--- BEGIN Provided material ---
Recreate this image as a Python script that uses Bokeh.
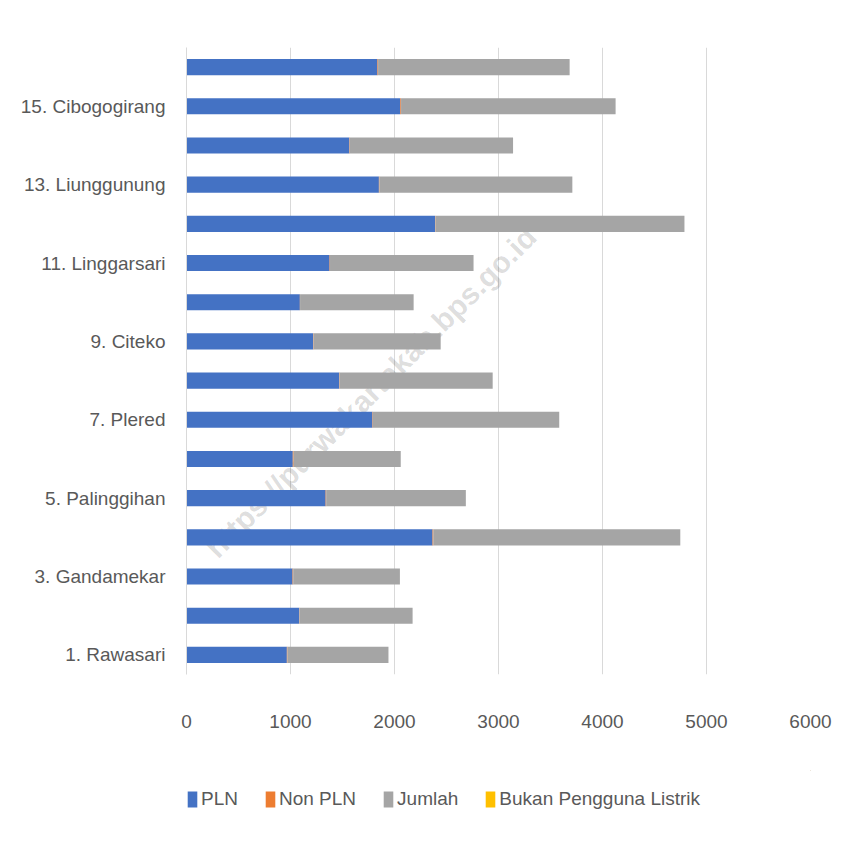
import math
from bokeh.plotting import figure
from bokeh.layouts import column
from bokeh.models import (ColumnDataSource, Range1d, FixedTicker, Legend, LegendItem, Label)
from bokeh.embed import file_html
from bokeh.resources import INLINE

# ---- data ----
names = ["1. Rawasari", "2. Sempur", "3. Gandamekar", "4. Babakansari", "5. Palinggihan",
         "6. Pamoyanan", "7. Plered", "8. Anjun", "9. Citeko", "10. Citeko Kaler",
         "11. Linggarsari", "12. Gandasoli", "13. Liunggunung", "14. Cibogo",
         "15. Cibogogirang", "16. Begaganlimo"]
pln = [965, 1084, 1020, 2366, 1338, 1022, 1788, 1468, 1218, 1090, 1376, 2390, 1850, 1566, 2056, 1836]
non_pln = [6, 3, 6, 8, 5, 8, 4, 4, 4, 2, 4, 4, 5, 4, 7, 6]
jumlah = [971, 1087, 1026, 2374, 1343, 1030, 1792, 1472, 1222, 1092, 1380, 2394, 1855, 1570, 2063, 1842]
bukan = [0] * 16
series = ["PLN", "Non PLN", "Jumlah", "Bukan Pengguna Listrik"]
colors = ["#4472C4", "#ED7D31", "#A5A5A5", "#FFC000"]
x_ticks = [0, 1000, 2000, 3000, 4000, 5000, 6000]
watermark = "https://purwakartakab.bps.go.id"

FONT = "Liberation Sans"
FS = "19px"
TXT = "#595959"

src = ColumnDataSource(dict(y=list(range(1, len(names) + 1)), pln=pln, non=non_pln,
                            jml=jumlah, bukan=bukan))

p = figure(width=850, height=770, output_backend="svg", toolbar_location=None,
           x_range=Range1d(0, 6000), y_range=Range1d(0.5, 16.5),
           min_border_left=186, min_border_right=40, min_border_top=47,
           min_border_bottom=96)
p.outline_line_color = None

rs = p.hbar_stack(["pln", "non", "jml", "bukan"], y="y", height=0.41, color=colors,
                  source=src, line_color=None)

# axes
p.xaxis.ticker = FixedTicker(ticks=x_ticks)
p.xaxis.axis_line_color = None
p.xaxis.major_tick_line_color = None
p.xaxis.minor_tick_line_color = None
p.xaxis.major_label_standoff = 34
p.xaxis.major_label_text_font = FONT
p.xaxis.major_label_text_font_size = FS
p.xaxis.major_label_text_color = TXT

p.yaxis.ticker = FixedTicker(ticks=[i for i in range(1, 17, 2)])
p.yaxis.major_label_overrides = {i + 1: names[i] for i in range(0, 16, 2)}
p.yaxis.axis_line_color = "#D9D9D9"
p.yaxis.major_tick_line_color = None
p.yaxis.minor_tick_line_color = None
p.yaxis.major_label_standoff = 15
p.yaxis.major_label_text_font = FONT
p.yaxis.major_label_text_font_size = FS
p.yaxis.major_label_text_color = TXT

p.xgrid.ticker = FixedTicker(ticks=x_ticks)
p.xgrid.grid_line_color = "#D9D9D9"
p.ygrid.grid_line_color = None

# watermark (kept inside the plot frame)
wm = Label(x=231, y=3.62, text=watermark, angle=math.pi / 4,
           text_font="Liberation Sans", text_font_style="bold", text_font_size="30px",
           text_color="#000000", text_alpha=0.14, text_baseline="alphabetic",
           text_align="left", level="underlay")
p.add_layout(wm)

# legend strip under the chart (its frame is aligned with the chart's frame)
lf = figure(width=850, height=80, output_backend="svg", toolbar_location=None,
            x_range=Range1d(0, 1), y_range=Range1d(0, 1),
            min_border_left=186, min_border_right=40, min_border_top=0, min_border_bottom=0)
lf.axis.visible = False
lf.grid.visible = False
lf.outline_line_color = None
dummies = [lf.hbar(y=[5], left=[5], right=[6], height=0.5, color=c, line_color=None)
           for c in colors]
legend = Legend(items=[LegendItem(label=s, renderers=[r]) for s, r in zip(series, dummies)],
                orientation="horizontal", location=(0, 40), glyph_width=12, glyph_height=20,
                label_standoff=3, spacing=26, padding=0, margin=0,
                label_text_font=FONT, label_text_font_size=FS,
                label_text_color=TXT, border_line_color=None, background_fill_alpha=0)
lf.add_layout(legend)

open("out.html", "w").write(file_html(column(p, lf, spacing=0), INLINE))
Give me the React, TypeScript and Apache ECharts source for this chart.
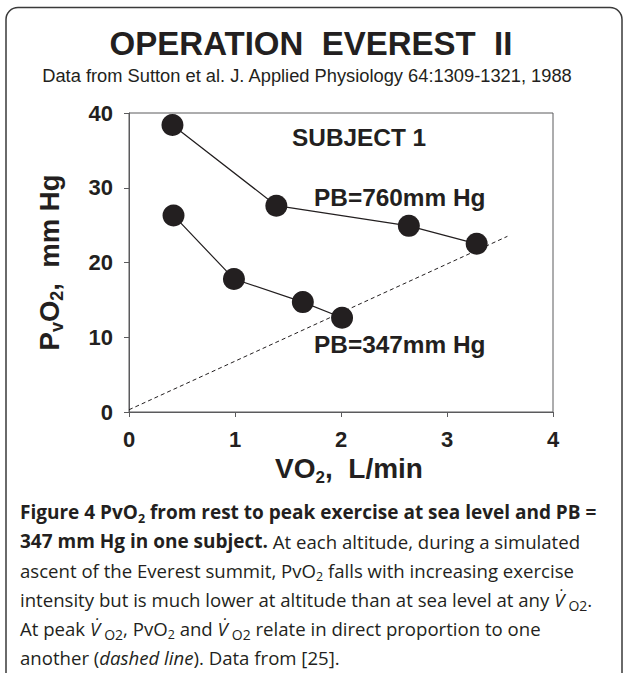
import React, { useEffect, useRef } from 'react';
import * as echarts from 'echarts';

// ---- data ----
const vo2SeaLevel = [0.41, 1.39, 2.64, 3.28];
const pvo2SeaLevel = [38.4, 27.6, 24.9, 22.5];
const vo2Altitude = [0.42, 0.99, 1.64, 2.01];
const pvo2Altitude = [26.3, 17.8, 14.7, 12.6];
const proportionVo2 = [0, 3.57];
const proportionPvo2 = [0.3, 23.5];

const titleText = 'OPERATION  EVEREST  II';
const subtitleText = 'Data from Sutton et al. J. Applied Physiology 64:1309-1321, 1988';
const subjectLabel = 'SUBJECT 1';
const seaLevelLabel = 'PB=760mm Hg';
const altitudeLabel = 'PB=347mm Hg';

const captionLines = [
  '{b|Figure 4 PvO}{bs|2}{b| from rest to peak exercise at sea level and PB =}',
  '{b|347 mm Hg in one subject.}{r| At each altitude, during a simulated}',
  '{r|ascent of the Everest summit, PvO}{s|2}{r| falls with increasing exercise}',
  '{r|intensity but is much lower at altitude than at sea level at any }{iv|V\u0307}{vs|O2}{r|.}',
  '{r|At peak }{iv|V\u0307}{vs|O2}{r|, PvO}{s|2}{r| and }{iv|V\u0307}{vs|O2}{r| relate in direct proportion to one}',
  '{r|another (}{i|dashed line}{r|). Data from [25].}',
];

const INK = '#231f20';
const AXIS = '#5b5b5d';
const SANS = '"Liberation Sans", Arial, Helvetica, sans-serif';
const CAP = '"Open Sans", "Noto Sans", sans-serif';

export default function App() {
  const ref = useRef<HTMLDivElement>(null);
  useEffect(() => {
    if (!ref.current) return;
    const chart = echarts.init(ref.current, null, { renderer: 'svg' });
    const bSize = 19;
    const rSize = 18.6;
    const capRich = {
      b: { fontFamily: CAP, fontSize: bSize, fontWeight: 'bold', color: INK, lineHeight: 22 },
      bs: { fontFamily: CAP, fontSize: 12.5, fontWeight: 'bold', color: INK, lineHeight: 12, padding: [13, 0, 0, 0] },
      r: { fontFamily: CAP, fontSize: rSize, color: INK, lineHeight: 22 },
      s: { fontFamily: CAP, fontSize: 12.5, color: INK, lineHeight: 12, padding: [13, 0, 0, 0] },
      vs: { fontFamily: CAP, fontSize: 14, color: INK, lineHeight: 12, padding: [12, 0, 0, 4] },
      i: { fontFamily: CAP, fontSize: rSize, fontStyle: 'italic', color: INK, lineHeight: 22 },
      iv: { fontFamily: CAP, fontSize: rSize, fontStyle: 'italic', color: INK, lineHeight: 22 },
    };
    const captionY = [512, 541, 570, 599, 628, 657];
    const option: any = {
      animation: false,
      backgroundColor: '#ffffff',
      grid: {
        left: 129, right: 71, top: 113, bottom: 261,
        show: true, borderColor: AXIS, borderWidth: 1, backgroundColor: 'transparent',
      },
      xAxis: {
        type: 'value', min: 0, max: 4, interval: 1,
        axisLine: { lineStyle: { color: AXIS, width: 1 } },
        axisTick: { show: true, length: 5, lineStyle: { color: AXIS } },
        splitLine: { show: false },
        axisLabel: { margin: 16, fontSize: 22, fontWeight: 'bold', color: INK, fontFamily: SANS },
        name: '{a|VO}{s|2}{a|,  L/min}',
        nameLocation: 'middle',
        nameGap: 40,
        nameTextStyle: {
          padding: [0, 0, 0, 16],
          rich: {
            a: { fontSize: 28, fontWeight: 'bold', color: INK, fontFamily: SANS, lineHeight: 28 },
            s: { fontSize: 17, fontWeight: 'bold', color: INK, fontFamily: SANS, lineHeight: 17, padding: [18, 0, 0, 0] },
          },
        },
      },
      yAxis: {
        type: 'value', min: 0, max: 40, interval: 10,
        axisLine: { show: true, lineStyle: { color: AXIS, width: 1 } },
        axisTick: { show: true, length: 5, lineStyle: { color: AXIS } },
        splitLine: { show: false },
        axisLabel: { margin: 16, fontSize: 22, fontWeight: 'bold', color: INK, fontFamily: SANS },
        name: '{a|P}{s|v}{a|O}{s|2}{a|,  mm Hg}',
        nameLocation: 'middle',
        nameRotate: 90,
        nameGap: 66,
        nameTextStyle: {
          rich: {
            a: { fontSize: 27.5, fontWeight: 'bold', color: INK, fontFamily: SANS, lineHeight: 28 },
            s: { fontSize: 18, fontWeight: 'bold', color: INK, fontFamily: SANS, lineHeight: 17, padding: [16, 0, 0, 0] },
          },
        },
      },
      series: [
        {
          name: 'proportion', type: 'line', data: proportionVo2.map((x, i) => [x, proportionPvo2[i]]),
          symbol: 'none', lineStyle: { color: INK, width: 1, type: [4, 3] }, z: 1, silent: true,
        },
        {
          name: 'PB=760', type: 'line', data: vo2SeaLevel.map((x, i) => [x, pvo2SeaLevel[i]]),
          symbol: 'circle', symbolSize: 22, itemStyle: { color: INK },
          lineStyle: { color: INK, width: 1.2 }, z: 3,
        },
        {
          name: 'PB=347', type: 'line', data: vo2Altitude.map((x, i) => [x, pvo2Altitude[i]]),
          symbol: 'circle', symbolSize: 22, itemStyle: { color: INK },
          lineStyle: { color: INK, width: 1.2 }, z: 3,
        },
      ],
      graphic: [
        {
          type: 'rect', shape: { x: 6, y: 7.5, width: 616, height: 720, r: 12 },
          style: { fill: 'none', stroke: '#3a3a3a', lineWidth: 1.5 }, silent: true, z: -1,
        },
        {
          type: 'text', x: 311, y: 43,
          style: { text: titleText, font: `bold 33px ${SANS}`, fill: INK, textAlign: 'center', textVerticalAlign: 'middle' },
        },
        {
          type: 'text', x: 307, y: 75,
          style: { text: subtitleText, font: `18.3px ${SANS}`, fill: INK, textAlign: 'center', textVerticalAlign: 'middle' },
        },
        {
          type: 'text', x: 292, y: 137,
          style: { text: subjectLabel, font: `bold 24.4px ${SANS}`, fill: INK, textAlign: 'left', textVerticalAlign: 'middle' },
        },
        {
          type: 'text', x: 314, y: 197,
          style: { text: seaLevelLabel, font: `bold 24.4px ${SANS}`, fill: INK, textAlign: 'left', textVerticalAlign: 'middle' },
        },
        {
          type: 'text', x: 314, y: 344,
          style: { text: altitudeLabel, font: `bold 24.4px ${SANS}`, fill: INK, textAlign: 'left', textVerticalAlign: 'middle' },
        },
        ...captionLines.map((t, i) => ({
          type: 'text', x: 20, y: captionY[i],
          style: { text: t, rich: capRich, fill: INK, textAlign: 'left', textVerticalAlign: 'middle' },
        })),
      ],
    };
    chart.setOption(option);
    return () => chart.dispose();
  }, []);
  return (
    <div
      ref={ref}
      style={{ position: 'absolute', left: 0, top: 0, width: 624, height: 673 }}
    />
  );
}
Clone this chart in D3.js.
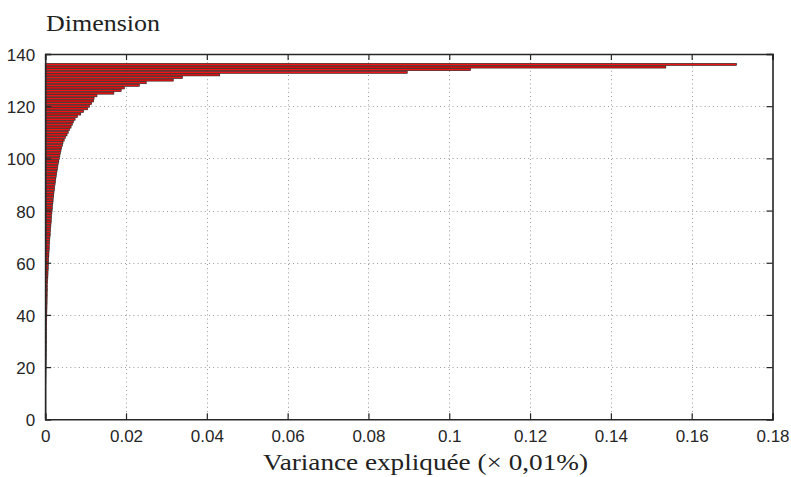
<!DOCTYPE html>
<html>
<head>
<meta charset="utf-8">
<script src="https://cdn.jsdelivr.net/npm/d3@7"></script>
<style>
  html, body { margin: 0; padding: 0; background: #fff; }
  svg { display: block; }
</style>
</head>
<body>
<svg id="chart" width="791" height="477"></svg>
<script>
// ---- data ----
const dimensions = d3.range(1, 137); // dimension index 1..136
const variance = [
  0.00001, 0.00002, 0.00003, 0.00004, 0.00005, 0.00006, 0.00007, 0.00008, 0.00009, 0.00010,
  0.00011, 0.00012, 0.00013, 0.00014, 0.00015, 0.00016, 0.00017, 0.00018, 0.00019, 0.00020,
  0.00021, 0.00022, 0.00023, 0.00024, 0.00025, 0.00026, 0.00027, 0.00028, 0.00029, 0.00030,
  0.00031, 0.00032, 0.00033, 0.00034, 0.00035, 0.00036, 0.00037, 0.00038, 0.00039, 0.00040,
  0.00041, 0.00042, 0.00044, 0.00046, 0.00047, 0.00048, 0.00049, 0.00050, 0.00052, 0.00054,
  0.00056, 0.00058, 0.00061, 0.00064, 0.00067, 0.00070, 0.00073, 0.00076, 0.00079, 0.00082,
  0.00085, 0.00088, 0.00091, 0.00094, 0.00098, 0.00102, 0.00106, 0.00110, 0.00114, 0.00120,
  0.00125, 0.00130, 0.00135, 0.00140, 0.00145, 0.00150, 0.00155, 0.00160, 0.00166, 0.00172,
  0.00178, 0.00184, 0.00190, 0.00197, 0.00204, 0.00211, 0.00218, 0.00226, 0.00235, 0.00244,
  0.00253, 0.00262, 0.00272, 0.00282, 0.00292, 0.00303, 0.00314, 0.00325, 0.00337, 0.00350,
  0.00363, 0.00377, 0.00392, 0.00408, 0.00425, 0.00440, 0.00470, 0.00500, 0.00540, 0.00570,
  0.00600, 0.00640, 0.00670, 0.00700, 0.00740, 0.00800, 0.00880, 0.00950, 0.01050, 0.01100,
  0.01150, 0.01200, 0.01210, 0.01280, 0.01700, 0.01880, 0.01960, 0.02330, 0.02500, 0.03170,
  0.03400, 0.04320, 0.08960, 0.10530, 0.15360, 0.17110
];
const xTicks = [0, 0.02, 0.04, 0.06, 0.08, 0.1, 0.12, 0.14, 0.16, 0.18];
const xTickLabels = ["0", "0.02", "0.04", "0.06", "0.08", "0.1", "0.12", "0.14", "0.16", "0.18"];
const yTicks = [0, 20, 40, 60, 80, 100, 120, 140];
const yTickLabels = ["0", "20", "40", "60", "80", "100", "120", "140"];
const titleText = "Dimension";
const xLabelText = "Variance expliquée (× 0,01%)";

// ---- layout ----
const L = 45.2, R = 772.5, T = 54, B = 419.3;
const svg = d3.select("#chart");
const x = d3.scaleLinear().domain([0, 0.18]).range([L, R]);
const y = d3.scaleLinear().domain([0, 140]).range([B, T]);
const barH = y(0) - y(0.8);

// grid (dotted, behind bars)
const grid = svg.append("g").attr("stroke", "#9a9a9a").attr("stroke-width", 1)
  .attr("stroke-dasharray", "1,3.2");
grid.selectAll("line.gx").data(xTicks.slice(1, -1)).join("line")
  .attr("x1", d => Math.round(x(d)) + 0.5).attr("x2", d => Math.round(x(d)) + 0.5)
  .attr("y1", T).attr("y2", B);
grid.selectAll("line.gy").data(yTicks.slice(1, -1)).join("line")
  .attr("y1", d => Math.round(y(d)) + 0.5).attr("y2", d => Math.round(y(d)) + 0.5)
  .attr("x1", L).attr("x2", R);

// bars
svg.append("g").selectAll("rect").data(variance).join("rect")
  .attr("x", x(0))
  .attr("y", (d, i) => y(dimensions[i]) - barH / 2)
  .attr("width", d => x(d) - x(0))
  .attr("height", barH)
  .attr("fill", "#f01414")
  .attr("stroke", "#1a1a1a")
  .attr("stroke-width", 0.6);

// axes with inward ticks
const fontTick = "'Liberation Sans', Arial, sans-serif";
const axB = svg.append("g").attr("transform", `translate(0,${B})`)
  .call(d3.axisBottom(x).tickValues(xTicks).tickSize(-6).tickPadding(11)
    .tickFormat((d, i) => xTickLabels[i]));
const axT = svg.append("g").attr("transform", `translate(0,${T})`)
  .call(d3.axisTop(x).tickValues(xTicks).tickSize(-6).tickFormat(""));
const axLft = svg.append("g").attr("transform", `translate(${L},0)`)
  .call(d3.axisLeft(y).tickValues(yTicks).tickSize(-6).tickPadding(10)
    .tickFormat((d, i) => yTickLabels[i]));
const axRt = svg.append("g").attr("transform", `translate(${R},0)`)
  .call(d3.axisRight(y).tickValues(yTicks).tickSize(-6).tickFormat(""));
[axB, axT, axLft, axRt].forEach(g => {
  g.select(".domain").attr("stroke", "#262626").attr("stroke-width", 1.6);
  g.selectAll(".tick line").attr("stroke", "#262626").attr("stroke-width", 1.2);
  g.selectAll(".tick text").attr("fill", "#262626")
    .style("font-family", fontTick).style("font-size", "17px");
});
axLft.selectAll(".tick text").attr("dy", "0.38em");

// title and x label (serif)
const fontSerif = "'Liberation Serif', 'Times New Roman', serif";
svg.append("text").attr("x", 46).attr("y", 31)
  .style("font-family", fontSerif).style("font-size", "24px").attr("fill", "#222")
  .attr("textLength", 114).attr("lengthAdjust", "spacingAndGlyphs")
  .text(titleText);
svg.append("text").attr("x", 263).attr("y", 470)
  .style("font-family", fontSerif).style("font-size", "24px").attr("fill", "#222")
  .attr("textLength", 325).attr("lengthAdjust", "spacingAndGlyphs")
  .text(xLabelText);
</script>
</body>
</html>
--- END Provided material ---
__Goal__. Above are some records; quote exactly and only the lines that begin at the line containing "Give me the" and stop after the line containing "const altitudeLabel = 'PB=347mm Hg';", leaving out the pictures.

__Completed task__.
Give me the React, TypeScript and Apache ECharts source for this chart.
import React, { useEffect, useRef } from 'react';
import * as echarts from 'echarts';

// ---- data ----
const vo2SeaLevel = [0.41, 1.39, 2.64, 3.28];
const pvo2SeaLevel = [38.4, 27.6, 24.9, 22.5];
const vo2Altitude = [0.42, 0.99, 1.64, 2.01];
const pvo2Altitude = [26.3, 17.8, 14.7, 12.6];
const proportionVo2 = [0, 3.57];
const proportionPvo2 = [0.3, 23.5];

const titleText = 'OPERATION  EVEREST  II';
const subtitleText = 'Data from Sutton et al. J. Applied Physiology 64:1309-1321, 1988';
const subjectLabel = 'SUBJECT 1';
const seaLevelLabel = 'PB=760mm Hg';
const altitudeLabel = 'PB=347mm Hg';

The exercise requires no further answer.